WHAT NEEDS TO BE DONE » Output exactly the lines from the line containing "Generate a Python" through the line containing "distance = np.arange(0, 2000, 50)", inclusive, and omit any pictures.

Dataset entries
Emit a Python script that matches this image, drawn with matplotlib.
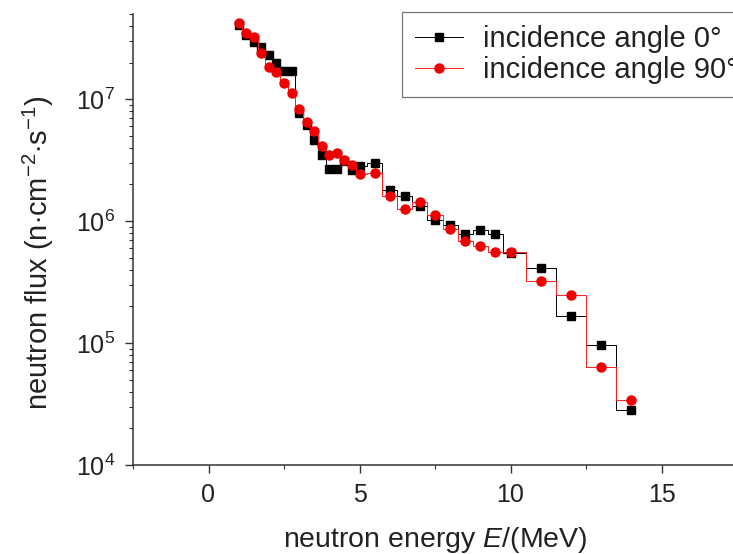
import matplotlib
matplotlib.use("Agg")
import matplotlib.pyplot as plt
from matplotlib.ticker import MultipleLocator, LogLocator, NullFormatter

plt.rcParams["font.family"] = ["Liberation Sans", "DejaVu Sans"]
plt.rcParams["mathtext.fontset"] = "custom"
plt.rcParams["mathtext.rm"] = "Liberation Sans"
plt.rcParams["mathtext.it"] = "Liberation Sans:italic"
plt.rcParams["mathtext.bf"] = "Liberation Sans:bold"

# neutron energy bins (MeV) and flux for the two incidence angles
energy = [1.0, 1.25, 1.5, 1.75, 2.0, 2.25, 2.5, 2.75, 3.0, 3.25, 3.5, 3.75,
          4.0, 4.25, 4.5, 4.75, 5.0, 5.5, 6.0, 6.5, 7.0, 7.5, 8.0, 8.5,
          9.0, 9.5, 10.0, 11.0, 12.0, 13.0, 14.0]
flux_0 = [4.1e7, 3.35e7, 2.93e7, 2.67e7, 2.30e7, 1.97e7, 1.70e7, 1.70e7,
          7.68e6, 6.12e6, 4.61e6, 3.47e6, 2.67e6, 2.67e6, 3.1e6, 2.62e6,
          2.82e6, 2.99e6, 1.79e6, 1.61e6, 1.33e6, 1.02e6, 9.27e5, 7.82e5,
          8.44e5, 7.82e5, 5.47e5, 4.14e5, 1.67e5, 9.6e4, 2.82e4]
flux_90 = [4.2e7, 3.50e7, 3.24e7, 2.38e7, 1.84e7, 1.67e7, 1.36e7, 1.13e7,
           8.24e6, 6.48e6, 5.47e6, 4.12e6, 3.47e6, 3.59e6, 3.20e6, 2.88e6,
           2.43e6, 2.47e6, 1.60e6, 1.25e6, 1.44e6, 1.13e6, 8.55e5, 6.90e5,
           6.24e5, 5.60e5, 5.60e5, 3.22e5, 2.47e5, 6.4e4, 3.41e4]
labels = ["incidence angle 0°", "incidence angle 90°"]

W, H = 733, 554
fig = plt.figure(figsize=(W / 100, H / 100), dpi=100)
ax = fig.add_axes([133 / W, 89 / H, 604 / W, 451 / H])

text_color = "#222222"

ax.step(energy, flux_0, where="mid", color="black", lw=0.7,
        marker="s", ms=5.5, mec="black", mfc="black", label=labels[0])
ax.step(energy, flux_90, where="mid", color="#ff2020", lw=0.7,
        marker="o", ms=6.5, mec="#ee0000", mfc="#ee0000", label=labels[1])

ax.set_yscale("log")
ax.set_xlim(-2.5, 17.5)
ax.set_ylim(1e4, 5e7)

ax.xaxis.set_major_locator(MultipleLocator(5))
ax.xaxis.set_minor_locator(MultipleLocator(2.5))
ax.yaxis.set_major_locator(LogLocator(base=10, numticks=10))
ax.yaxis.set_minor_locator(LogLocator(base=10, subs=range(2, 10), numticks=20))
ax.yaxis.set_minor_formatter(NullFormatter())

for side in ("top", "right"):
    ax.spines[side].set_visible(False)
for side in ("left", "bottom"):
    ax.spines[side].set_linewidth(1.1)
    ax.spines[side].set_color("#333333")

ax.tick_params(which="major", direction="out", length=6, width=1.0,
               labelsize=18, colors="#333333", labelcolor=text_color, pad=7)
ax.tick_params(which="minor", direction="out", length=3, width=0.8,
               colors="#333333")

ax.set_xlabel(r"neutron energy $\it{E}$/(MeV)", fontsize=20.5, color=text_color,
              labelpad=13)
ax.set_ylabel(r"neutron flux (n$\cdot$cm$^{-2}$$\cdot$s$^{-1}$)", fontsize=21,
              color=text_color)
ax.yaxis.set_label_coords(-0.128, 0.47)

leg = ax.legend(loc="upper left", bbox_to_anchor=(0.445, 1.005),
                borderaxespad=0, fontsize=21, frameon=True, fancybox=False,
                numpoints=1, handlelength=1.65, handletextpad=0.7,
                borderpad=0.45, labelspacing=0.12)
leg.get_frame().set_edgecolor("#555555")
leg.get_frame().set_linewidth(0.9)
for t in leg.get_texts():
    t.set_color(text_color)

fig.savefig("out.png", dpi=100)
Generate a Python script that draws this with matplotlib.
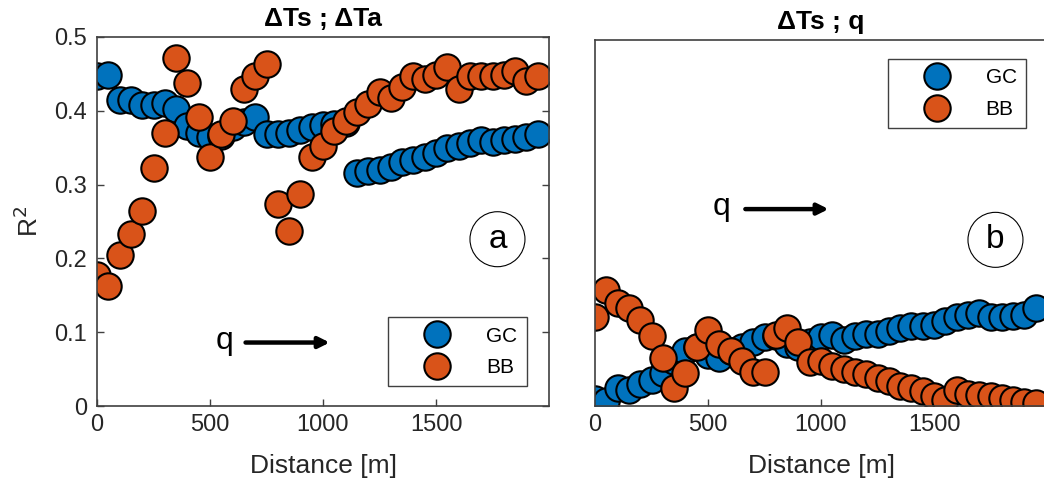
import matplotlib
matplotlib.use("Agg")
import matplotlib.pyplot as plt
import numpy as np

plt.rcParams['font.family'] = ['Liberation Sans', 'DejaVu Sans']

distance = np.arange(0, 2000, 50)

gc_a = [0.447, 0.449, 0.414, 0.414, 0.408, 0.408, 0.410, 0.403, 0.380, 0.370,
        0.365, 0.366, 0.378, 0.385, 0.392, 0.368, 0.368, 0.370, 0.374, 0.378,
        0.381, 0.382, 0.384, 0.316, 0.318, 0.320, 0.324, 0.330, 0.333, 0.338,
        0.343, 0.350, 0.352, 0.356, 0.360, 0.358, 0.360, 0.362, 0.365, 0.368]
bb_a = [0.178, 0.162, 0.205, 0.233, 0.264, 0.323, 0.370, 0.472, 0.438, 0.391,
        0.337, 0.368, 0.386, 0.430, 0.447, 0.463, 0.274, 0.237, 0.287, 0.338,
        0.352, 0.372, 0.386, 0.399, 0.409, 0.425, 0.418, 0.432, 0.447, 0.443,
        0.449, 0.460, 0.430, 0.447, 0.447, 0.447, 0.449, 0.454, 0.440, 0.447]
gc_b = [0.009, 0.007, 0.025, 0.022, 0.030, 0.036, 0.045, 0.062, 0.075, 0.080,
        0.070, 0.065, 0.075, 0.080, 0.088, 0.094, 0.095, 0.085, 0.080, 0.088,
        0.094, 0.097, 0.090, 0.096, 0.098, 0.099, 0.102, 0.107, 0.109, 0.109,
        0.111, 0.116, 0.122, 0.125, 0.127, 0.122, 0.121, 0.123, 0.125, 0.134]
bb_b = [0.121, 0.159, 0.141, 0.134, 0.118, 0.095, 0.066, 0.025, 0.045, 0.080,
        0.104, 0.085, 0.075, 0.061, 0.047, 0.046, 0.097, 0.107, 0.087, 0.060,
        0.061, 0.054, 0.050, 0.046, 0.044, 0.038, 0.034, 0.028, 0.024, 0.020,
        0.013, 0.008, 0.022, 0.017, 0.015, 0.013, 0.011, 0.008, 0.006, 0.004]

series_labels = ['GC', 'BB']
titles = ['\u0394Ts ; \u0394Ta', '\u0394Ts ; q']
panel_letters = ['a', 'b']
xticks = [0, 500, 1000, 1500]
yticks = [0, 0.1, 0.2, 0.3, 0.4, 0.5]
ytick_labels = ['0', '0.1', '0.2', '0.3', '0.4', '0.5']

BLUE = '#0072BD'
ORANGE = '#D95319'
AXC = '#404040'
TXT = '#262626'

fig = plt.figure(figsize=(10.44, 4.86), dpi=100)
axA = fig.add_axes([97/1044, 80/486, 452/1044, 369/486])
axB = fig.add_axes([595/1044, 80/486, 452/1044, 366/486])

mk = dict(marker='o', linestyle='none', markersize=19, markeredgecolor='black',
          markeredgewidth=1.5)

for ax, gc, bb, title in [(axA, gc_a, bb_a, titles[0]), (axB, gc_b, bb_b, titles[1])]:
    ax.plot(distance, gc, color=BLUE, markerfacecolor=BLUE, label=series_labels[0], **mk)
    ax.plot(distance, bb, color=ORANGE, markerfacecolor=ORANGE, label=series_labels[1], **mk)
    ax.set_xlim(0, 2000)
    ax.set_ylim(0, 0.5)
    ax.set_xticks(xticks)
    ax.set_yticks(yticks)
    ax.tick_params(direction='in', length=5, width=1, colors=AXC, labelcolor=TXT,
                   labelsize=17, top=False, right=True)
    ax.tick_params(axis='x', pad=6)
    ax.tick_params(axis='y', pad=7)
    for s in ax.spines.values():
        s.set_color(AXC)
        s.set_linewidth(1.2)
    ax.set_title(title, fontsize=19, fontweight='bold', color='black', pad=8)
    ax.set_xlabel('Distance [m]', fontsize=19, color=TXT, labelpad=13)

axA.set_yticklabels(ytick_labels)
axA.set_ylabel('R$^2$', fontsize=19, color=TXT, labelpad=8)
axB.tick_params(axis='y', left=False, right=False, labelleft=False)
axB.spines['right'].set_visible(False)

leg_kw = dict(fontsize=15, frameon=True, fancybox=False, edgecolor=AXC, framealpha=1,
              handletextpad=0.45, borderpad=0.45, labelspacing=0.6, handlelength=3.8,
              borderaxespad=0)
legA = axA.legend(loc='lower right', bbox_to_anchor=(0.951, 0.053), **leg_kw)
legA.get_frame().set_linewidth(1.0)
legB = axB.legend(loc='upper right', bbox_to_anchor=(0.954, 0.948), **leg_kw)
legB.get_frame().set_linewidth(1.0)

# q arrows
axA.text(565, 0.088, 'q', fontsize=23, ha='center', va='center', color='black')
axA.annotate('', xy=(1042, 0.086), xytext=(645, 0.086),
             arrowprops=dict(arrowstyle='-|>', color='black', lw=3.2, mutation_scale=16))
axB.text(561, 0.272, 'q', fontsize=23, ha='center', va='center', color='black')
axB.annotate('', xy=(1046, 0.269), xytext=(653, 0.269),
             arrowprops=dict(arrowstyle='-|>', color='black', lw=3.2, mutation_scale=16))

# panel letters
for ax, letter, yy in [(axA, panel_letters[0], 0.226), (axB, panel_letters[1], 0.227)]:
    ax.text(1772, yy, letter, fontsize=24, ha='center', va='center', color='black',
            bbox=dict(boxstyle='circle,pad=0.36', facecolor='white', edgecolor='black', lw=0.8))

fig.savefig('out.png', dpi=100)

RESULT »
Generate a Python script that draws this with matplotlib.
import matplotlib
matplotlib.use("Agg")
import matplotlib.pyplot as plt
import numpy as np

plt.rcParams['font.family'] = ['Liberation Sans', 'DejaVu Sans']

distance = np.arange(0, 2000, 50)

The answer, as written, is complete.